Creating stylized environments is nothing new to Howard, the film's production designer. His Emmy Award-winning art direction for two seasons on "Miami Vice" was unlike anything before seen on television. " 'Miami Vice' was a reaction against the cloying preponderance of earth tones of the '70s," Howard says. "It also sprang out of the climate itself. We took colors right out of the environment, cool colors--lavender skies, turquoise oceans, minty green police station," and also used Art Deco locations, modernism, lots of neon, a high-style courtroom and murals. The look was unique to the series so that "if you were flipping through the channels, you always knew you were at 'Miami Vice,' " he says.

"Baby Boom" called for a similarly meticulous approach to design. Working with the film's producer, Nancy Meyers, and director Charles Shyer, Howard saw the importance of using high style as a dramatic counterpoint to the story. As the comedy unfolds, J. C. Wiatt (Keaton)--a successful, unmarried New York executive and owner of an exquisite co-op apartment--inherits a baby from a deceased relative and rejects her one-track life style in favor of motherhood.

Believing that "things have a coded language" of their own, Howard designed J. C.'s home as a place filled with objects that not only would reflect her education, sophistication and six-figure income but would also "set up" the radical change in her life style when she abandons her job and moves with the child to a house in Vermont.

As he did for "Miami Vice," Howard relied heavily on color. To show the evolution of Keaton's character, he conceived the apartment in monochromatic grays and blacks, and set decorator Lisa Fischer searched for art--mainly 20th-Century hard-edged graphics by Frank Stella and Roy Lichtenstein--and furniture inspired by the Industrial Age: linear, cold and shiny. In other words, the least likely place in which to find a baby.

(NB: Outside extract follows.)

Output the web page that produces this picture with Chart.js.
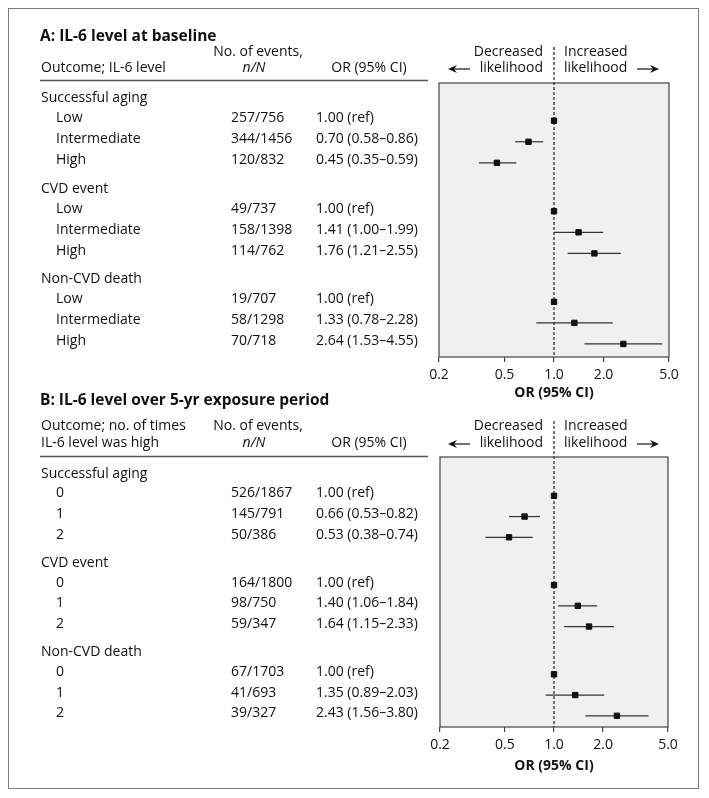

Howard found the 19th-Century farmhouse to use for J. C.'s new home in Peru, Vt. It was everything that the New York environment was not: homey, colorful and warm. Exterior shots as well as a bedroom interior were made in Vermont, and the rest of the house was rendered on the studio back lot.

While sets were constructed with aged, knotty wood floors and sagging beams, Fischer turned up wallpapers based on colonial patterns, faded chintzes for curtains and slipcovers, country antiques and outdated kitchen appliances. "We had a line in the script," says Nancy Meyers: " 'This is the kind of house that makes you want to wear an apron.' "

To the 36-year-old, pony-tailed Howard, who was a painter before he studied stage design at Brandeis University and worked his way through the ranks of Hollywood as assistant art director on films such as "Altered States" and "Private Benjamin," the sensibility he brings to each project goes beyond the merely decorative and becomes an academic exercise that tests all his senses.

"Research is the main skill of an art director," Howard maintains. For "Miami Vice," that included pouring through back issues of Interview magazine; for "Baby Boom," reading a book of Vermont poets.

Howard foresees a move away from the "slavish devotion to reality--getting out of the studio and into the streets" that epitomized art direction in the '60s and '70s. He believes that a trend is under way for a return to the glory days of set design when moguls such as Cecil B. DeMille and Louis B. Mayer sent their production designers around the world to view the latest furniture exhibits and museum expos in order to bring new looks to the screen.

"The TV age has made us all much more aware of signs and symbols and the visual aspects of our culture," Howard says, "and I think 'Miami Vice' helped convince producers that art direction can make an enormous difference."